• What to produce: Locate the lines where "this" occurs and copy them as they stand.

Code that draws figures
+++
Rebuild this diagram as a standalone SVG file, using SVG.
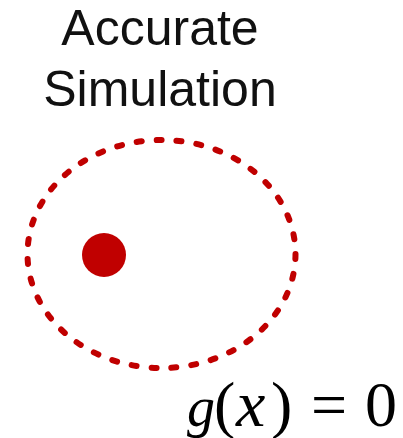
<svg xmlns="http://www.w3.org/2000/svg" width="403" height="438" viewBox="0 0 403 438">
<style>
.lbl{font-family:"Liberation Sans",Arial,sans-serif;font-size:50px;fill:#111;text-anchor:middle}
.math{font-family:"Liberation Serif","Times New Roman",serif;font-size:64px;fill:#000}
</style>
<rect width="403" height="438" fill="#fff"/>
<g id="title">
<text class="lbl" x="160" y="45">Accurate</text>
<text class="lbl" x="160" y="106">Simulation</text>
</g>
<g id="region">
<ellipse cx="161.5" cy="254" rx="134" ry="114" fill="none" stroke="#c00000" stroke-width="6" stroke-dasharray="5 15" stroke-linecap="round"/>
</g>
<g id="point">
<circle cx="104" cy="255" r="22" fill="#c00000"/>
</g>
<g id="equation">
<text class="math" y="426"><tspan x="187" font-style="italic" font-size="56">g</tspan><tspan x="214">(</tspan><tspan x="236" font-style="italic" font-size="66">x</tspan><tspan x="271">)</tspan><tspan x="311">=</tspan><tspan x="365">0</tspan></text>
</g>
</svg>
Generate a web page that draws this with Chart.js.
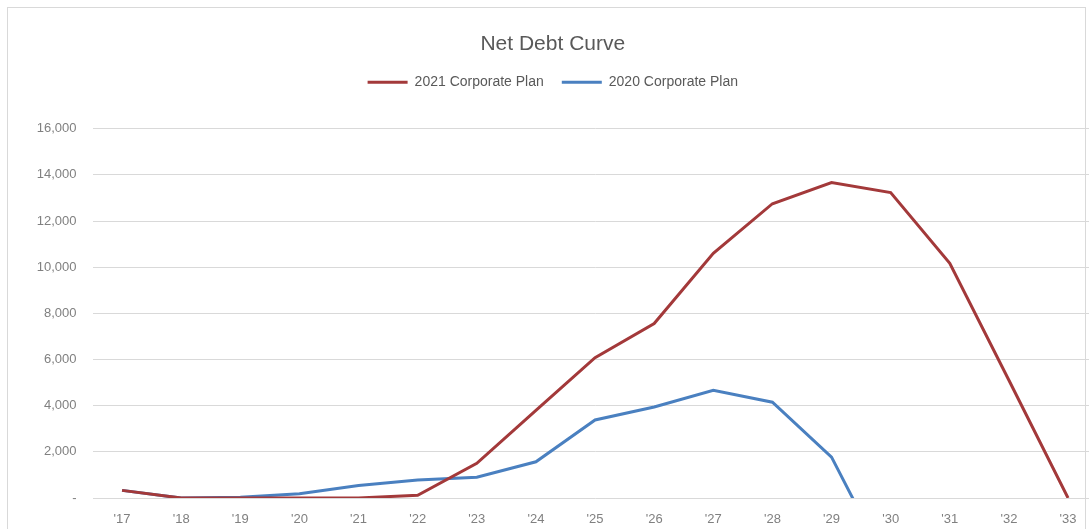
<!DOCTYPE html>
<html>
<head>
  <title>Net Debt Curve</title>
  <script src="https://cdn.jsdelivr.net/npm/chart.js"></script>
  <style>
    html, body { margin: 0; padding: 0; background: #fff; overflow: hidden; }
    #frame {
      position: absolute; left: 7px; top: 7px;
      width: 1077px; height: 560px;
      border: 1px solid #d9d9d9;
    }
    #netDebt { position: absolute; left: 8px; top: 8px; }
  </style>
</head>
<body>
  <div id="frame"></div>
  <canvas id="netDebt" width="1092" height="521"></canvas>
  <script>
    const years = ["'17", "'18", "'19", "'20", "'21", "'22", "'23", "'24", "'25",
                   "'26", "'27", "'28", "'29", "'30", "'31", "'32", "'33"];
    const plan2021 = [330, 0, 0, 0, 0, 120, 1500, 3800, 6080, 7560, 10600, 12750,
                      13670, 13230, 10170, 5100, 0];
    // 2020 plan turns negative after '29 (net cash), below the axis floor
    const plan2020 = [330, 0, 30, 180, 540, 780, 900, 1570, 3380, 3940, 4670, 4150,
                      1770, -3200, null, null, null];
    const yTicks = [0, 2000, 4000, 6000, 8000, 10000, 12000, 14000, 16000];

    const font = "'Liberation Sans', Arial, sans-serif";

    // push the plot area down below the legend
    const legendGap = {
      id: 'legendGap',
      beforeInit(chart) {
        const fit = chart.legend.fit;
        chart.legend.fit = function () {
          fit.bind(chart.legend)();
          this.height += 29.5;
        };
      }
    };

    const chartConfig = {
      type: 'line',
      data: {
        labels: years,
        datasets: [
          {
            label: '2021 Corporate Plan',
            data: plan2021,
            borderColor: '#a3393a',
            backgroundColor: '#a3393a',
            borderWidth: 3,
            pointRadius: 0,
            tension: 0
          },
          {
            label: '2020 Corporate Plan',
            data: plan2020,
            borderColor: '#4a80c0',
            backgroundColor: '#4a80c0',
            borderWidth: 3,
            pointRadius: 0,
            tension: 0
          }
        ]
      },
      options: {
        responsive: false,
        animation: false,
        layout: { padding: { left: 0, right: 2.4, top: 0, bottom: 0 } },
        plugins: {
          title: {
            display: true,
            text: 'Net Debt Curve',
            color: '#595959',
            font: { family: font, size: 21, weight: 'normal' },
            padding: { top: 24, bottom: 0 }
          },
          legend: {
            labels: {
              color: '#595959',
              font: { family: font, size: 14 },
              usePointStyle: true,
              pointStyle: 'line',
              pointStyleWidth: 40,
              padding: 18
            }
          },
          tooltip: { enabled: false }
        },
        scales: {
          x: {
            offset: true,
            grid: { display: false, drawTicks: false },
            border: { display: false },
            ticks: {
              color: '#808080',
              font: { family: font, size: 13 },
              padding: 14,
              maxRotation: 0,
              autoSkip: false
            },
            afterFit(scale) { scale.height = 31; }
          },
          y: {
            min: 0,
            max: 16000,
            grid: { color: '#d9d9d9', lineWidth: 1, drawTicks: false },
            border: { display: false },
            afterBuildTicks(scale) {
              scale.ticks = yTicks.map(v => ({ value: v }));
            },
            ticks: {
              color: '#808080',
              font: { family: font, size: 13 },
              padding: 16,
              callback: v => v === 0 ? '-' : v.toLocaleString('en-US')
            },
            afterFit(scale) { scale.width = 84.5; }
          }
        }
      },
      plugins: [legendGap]
    };

    const netDebtChart = new Chart(document.getElementById('netDebt'), chartConfig);
  </script>
</body>
</html>
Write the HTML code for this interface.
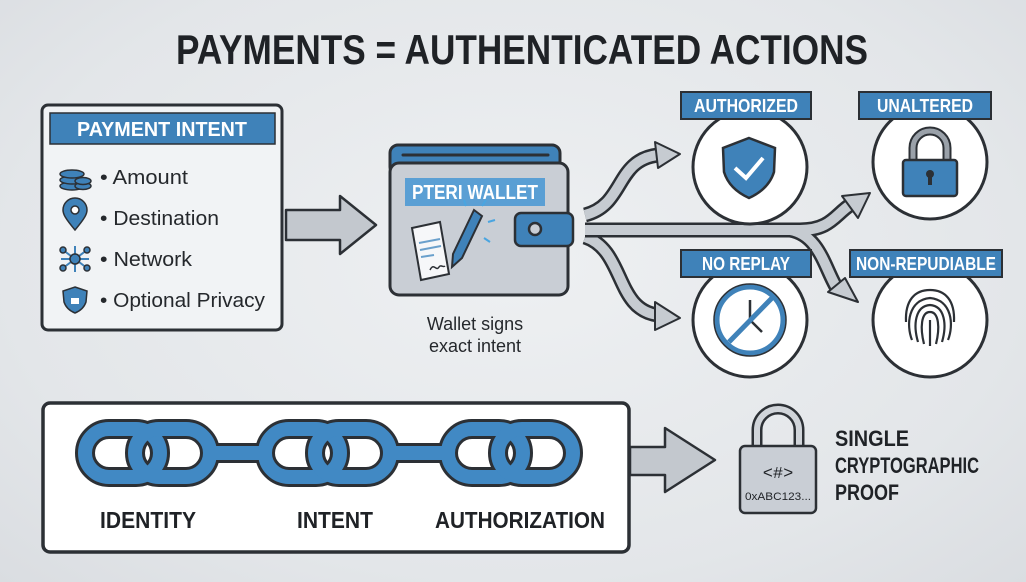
<!DOCTYPE html>
<html><head><style>
html,body{margin:0;padding:0;}
body{width:1026px;height:582px;overflow:hidden;background:radial-gradient(ellipse at 50% 45%,#eef0f2 0%,#e3e6e9 70%,#dadde1 100%);font-family:"Liberation Sans",sans-serif;}
svg{display:block}
</style></head><body>
<svg width="1026" height="582" viewBox="0 0 1026 582" xmlns="http://www.w3.org/2000/svg" font-family="Liberation Sans, sans-serif">
<!-- Title -->
<text x="522" y="64" text-anchor="middle" font-size="42" font-weight="bold" fill="#1f2226" textLength="692" lengthAdjust="spacingAndGlyphs">PAYMENTS = AUTHENTICATED ACTIONS</text>

<!-- Payment intent box -->
<rect x="42" y="105" width="240" height="225" rx="6" fill="#f1f3f5" stroke="#2c3035" stroke-width="3"/>
<rect x="50" y="113" width="225" height="31" fill="#3f82b9" stroke="#2c3035" stroke-width="1.5"/>
<text x="162" y="136" text-anchor="middle" font-size="20" font-weight="bold" fill="#fff" textLength="170" lengthAdjust="spacingAndGlyphs">PAYMENT INTENT</text>
<g stroke="#2c3035" stroke-width="1.5" fill="#3f82b9">
<ellipse cx="72" cy="186" rx="12" ry="4"/><ellipse cx="72" cy="180" rx="12" ry="4"/><ellipse cx="72" cy="174" rx="12" ry="4"/>
<ellipse cx="83" cy="186" rx="8" ry="3.5"/><ellipse cx="83" cy="181" rx="8" ry="3.5"/>
<path d="M75 230 C65 218 63 214 63 210 A12 12 0 0 1 87 210 C87 214 85 218 75 230Z"/><circle cx="75" cy="210" r="4" fill="#fff"/>
<g stroke="#3f82b9" stroke-width="2"><line x1="63" y1="250" x2="87" y2="268"/><line x1="87" y1="250" x2="63" y2="268"/><line x1="75" y1="246" x2="75" y2="272"/><line x1="61" y1="259" x2="89" y2="259"/></g>
<circle cx="75" cy="259" r="5"/><circle cx="63" cy="250" r="3"/><circle cx="87" cy="250" r="3"/><circle cx="63" cy="268" r="3"/><circle cx="87" cy="268" r="3"/>
<path d="M75 287 L87 291 L86 302 C84 308 80 311 75 313 C70 311 66 308 64 302 L63 291Z"/>
<rect x="71" y="298" width="8" height="6" fill="#fff" stroke="none"/>
</g>
<g font-size="20" fill="#25282c">
<text x="100" y="184" textLength="88" lengthAdjust="spacingAndGlyphs">• Amount</text>
<text x="100" y="225" textLength="119" lengthAdjust="spacingAndGlyphs">• Destination</text>
<text x="100" y="266" textLength="92" lengthAdjust="spacingAndGlyphs">• Network</text>
<text x="100" y="307" textLength="165" lengthAdjust="spacingAndGlyphs">• Optional Privacy</text>
</g>

<path d="M286 210 L340 210 L340 196 L376 225 L340 254 L340 240 L286 240Z" fill="#c3c8ce" stroke="#2c3035" stroke-width="2.5" stroke-linejoin="round"/>

<!-- Wallet -->
<rect x="390" y="145" width="170" height="30" rx="8" fill="#3f82b9" stroke="#2c3035" stroke-width="3"/>
<line x1="403" y1="155" x2="548" y2="155" stroke="#2c3035" stroke-width="3" stroke-linecap="round"/>
<rect x="390" y="163" width="178" height="132" rx="9" fill="#c9ced5" stroke="#2c3035" stroke-width="3"/>
<rect x="405" y="178" width="140" height="28" fill="#5a9fd4"/>
<text x="475" y="199" text-anchor="middle" font-size="20" font-weight="bold" fill="#fff" textLength="126" lengthAdjust="spacingAndGlyphs">PTERI WALLET</text>
<rect x="515" y="213" width="58" height="33" rx="6" fill="#3f82b9" stroke="#2c3035" stroke-width="2.5"/>
<circle cx="535" cy="229" r="6" fill="#c9ced5" stroke="#2c3035" stroke-width="2.5"/>
<path d="M412 228 L440 222 L449 274 L421 280Z" fill="#f6f7f9" stroke="#2c3035" stroke-width="2"/>
<path d="M419 243 L440 239 M420 250 L441 246 M421 257 L434 255" stroke="#6aa0cc" stroke-width="2"/>
<path d="M430 270 c4 -8 6 2 9 -3 c2 -3 4 1 6 -1" stroke="#2c3035" stroke-width="1.5" fill="none"/>
<path d="M474 210 L482 216 L462 258 L452 267 L453 254Z" fill="#3f82b9" stroke="#2c3035" stroke-width="2"/>
<g stroke="#4aa5e0" stroke-width="2"><line x1="482" y1="206" x2="486" y2="200"/><line x1="488" y1="222" x2="495" y2="220"/><line x1="466" y1="206" x2="464" y2="200"/><line x1="484" y1="238" x2="490" y2="242"/></g>
<text x="475" y="330" text-anchor="middle" font-size="18" fill="#25282c">Wallet signs</text>
<text x="475" y="352" text-anchor="middle" font-size="18" fill="#25282c">exact intent</text>

<!-- curved arrows -->
<g fill="none">
<path d="M585 215 C625 205 615 160 658 155" stroke="#2c3035" stroke-width="15"/>
<path d="M585 215 C625 205 615 160 658 155" stroke="#c6cbd1" stroke-width="10"/>
<path d="M585 237 C625 250 615 310 658 315" stroke="#2c3035" stroke-width="15"/>
<path d="M585 237 C625 250 615 310 658 315" stroke="#c6cbd1" stroke-width="10"/>
<path d="M585 230 L800 230 C830 230 835 215 850 205" stroke="#2c3035" stroke-width="15"/>
<path d="M790 230 C820 235 825 270 838 290" stroke="#2c3035" stroke-width="15"/>
<path d="M585 230 L800 230 C830 230 835 215 850 205" stroke="#c6cbd1" stroke-width="10"/>
<path d="M790 230 C820 235 825 270 838 290" stroke="#c6cbd1" stroke-width="10"/>
</g>
<g fill="#c6cbd1" stroke="#2c3035" stroke-width="2" stroke-linejoin="round">
<path d="M655 142 L680 154 L658 168Z"/>
<path d="M655 302 L680 318 L655 330Z"/>
<path d="M842 196 L870 193 L858 218Z"/>
<path d="M828 292 L858 302 L845 278Z"/>
</g>

<!-- Badges -->
<g stroke="#2c3035" stroke-width="3">
<circle cx="750" cy="167" r="57" fill="#fff"/>
<circle cx="930" cy="162" r="57" fill="#fff"/>
<circle cx="750" cy="320" r="57" fill="#fff"/>
<circle cx="930" cy="320" r="57" fill="#fff"/>
</g>
<g fill="#3f82b9" stroke="#2c3035" stroke-width="2">
<rect x="681" y="92" width="130" height="27"/>
<rect x="859" y="92" width="132" height="27"/>
<rect x="681" y="250" width="130" height="27"/>
<rect x="850" y="250" width="152" height="27"/>
</g>
<g font-size="18" font-weight="bold" fill="#fff" text-anchor="middle">
<text x="746" y="112" textLength="104" lengthAdjust="spacingAndGlyphs">AUTHORIZED</text>
<text x="925" y="112" textLength="96" lengthAdjust="spacingAndGlyphs">UNALTERED</text>
<text x="746" y="270" textLength="88" lengthAdjust="spacingAndGlyphs">NO REPLAY</text>
<text x="926" y="270" textLength="140" lengthAdjust="spacingAndGlyphs">NON-REPUDIABLE</text>
</g>
<path d="M749 138 L775 148 L774 172 C770 185 760 193 749 198 C738 193 728 185 724 172 L723 148Z" fill="#3f82b9" stroke="#2c3035" stroke-width="2.5"/>
<path d="M735 168 L746 178 L763 158" fill="none" stroke="#fff" stroke-width="4"/>
<path d="M913 163 L913 148 A17 17 0 0 1 947 148 L947 163" fill="none" stroke="#2c3035" stroke-width="9"/>
<path d="M913 163 L913 148 A17 17 0 0 1 947 148 L947 163" fill="none" stroke="#9aa1a9" stroke-width="5"/>
<rect x="903" y="160" width="54" height="36" rx="3" fill="#3f82b9" stroke="#2c3035" stroke-width="2.5"/>
<circle cx="930" cy="174" r="4" fill="#2c3035"/><rect x="928" y="176" width="4" height="9" fill="#2c3035"/>
<circle cx="750" cy="320" r="33" fill="#fff" stroke="#3f82b9" stroke-width="5"/>
<circle cx="750" cy="320" r="36" fill="none" stroke="#2c3035" stroke-width="1.5"/>
<path d="M750 300 L750 320 L762 332" stroke="#2c3035" stroke-width="2.5" fill="none"/>
<line x1="729" y1="342" x2="772" y2="298" stroke="#3f82b9" stroke-width="5"/>
<g fill="none" stroke="#2c3035" stroke-width="2.2">
<path d="M912 340 C906 325 908 300 930 298 C952 300 954 325 948 340"/>
<path d="M918 342 C913 325 915 306 930 305 C945 306 947 325 942 342"/>
<path d="M924 344 C920 328 921 312 930 312 C939 312 940 328 936 344"/>
<path d="M930 320 L930 346"/>
<path d="M906 322 C905 300 915 290 930 290 C945 290 955 300 954 322"/>
</g>

<!-- Bottom box -->
<rect x="43" y="403" width="586" height="149" rx="7" fill="#fff" stroke="#2c3035" stroke-width="3.5"/>
<g fill="none">
<g stroke="#2c3035" stroke-width="20">
<rect x="85" y="429" width="75" height="48" rx="24"/><rect x="135" y="429" width="75" height="48" rx="24"/>
<rect x="265" y="429" width="75" height="48" rx="24"/><rect x="315" y="429" width="75" height="48" rx="24"/>
<rect x="448" y="429" width="75" height="48" rx="24"/><rect x="498" y="429" width="75" height="48" rx="24"/>
<line x1="205" y1="453" x2="270" y2="453"/><line x1="385" y1="453" x2="453" y2="453"/>
</g>
<g stroke="#4189c4" stroke-width="14">
<rect x="85" y="429" width="75" height="48" rx="24"/><rect x="135" y="429" width="75" height="48" rx="24"/>
<rect x="265" y="429" width="75" height="48" rx="24"/><rect x="315" y="429" width="75" height="48" rx="24"/>
<rect x="448" y="429" width="75" height="48" rx="24"/><rect x="498" y="429" width="75" height="48" rx="24"/>
<line x1="205" y1="453" x2="270" y2="453"/><line x1="385" y1="453" x2="453" y2="453"/>
</g>
</g>
<g font-size="23" font-weight="bold" fill="#1f2226" text-anchor="middle">
<text x="148" y="528" textLength="96" lengthAdjust="spacingAndGlyphs">IDENTITY</text>
<text x="335" y="528" textLength="76" lengthAdjust="spacingAndGlyphs">INTENT</text>
<text x="520" y="528" textLength="170" lengthAdjust="spacingAndGlyphs">AUTHORIZATION</text>
</g>
<path d="M630 447 L665 447 L665 428 L715 460 L665 492 L665 475 L630 475Z" fill="#c3c8ce" stroke="#2c3035" stroke-width="2.5" stroke-linejoin="round"/>
<path d="M757 452 L757 430 A21 21 0 0 1 799 430 L799 452" fill="none" stroke="#2c3035" stroke-width="11"/>
<path d="M757 452 L757 430 A21 21 0 0 1 799 430 L799 452" fill="none" stroke="#d0d4d9" stroke-width="6"/>
<rect x="740" y="446" width="76" height="67" rx="5" fill="#c9ced5" stroke="#2c3035" stroke-width="2.5"/>
<text x="778" y="478" text-anchor="middle" font-size="17" font-family="Liberation Mono, monospace" fill="#1f2226">&lt;#&gt;</text>
<text x="778" y="500" text-anchor="middle" font-size="11" fill="#1f2226" textLength="66" lengthAdjust="spacingAndGlyphs">0xABC123...</text>
<g font-size="22" font-weight="bold" fill="#1f2226">
<text x="835" y="446" textLength="74" lengthAdjust="spacingAndGlyphs">SINGLE</text>
<text x="835" y="473" textLength="144" lengthAdjust="spacingAndGlyphs">CRYPTOGRAPHIC</text>
<text x="835" y="500" textLength="64" lengthAdjust="spacingAndGlyphs">PROOF</text>
</g>
</svg>
</body></html>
+++
• The reply:
Rebuild this diagram as a standalone SVG file, using SVG.
Generate a web page that draws this with Chart.js.
          this.height += 29.5;
Write the HTML code for this interface.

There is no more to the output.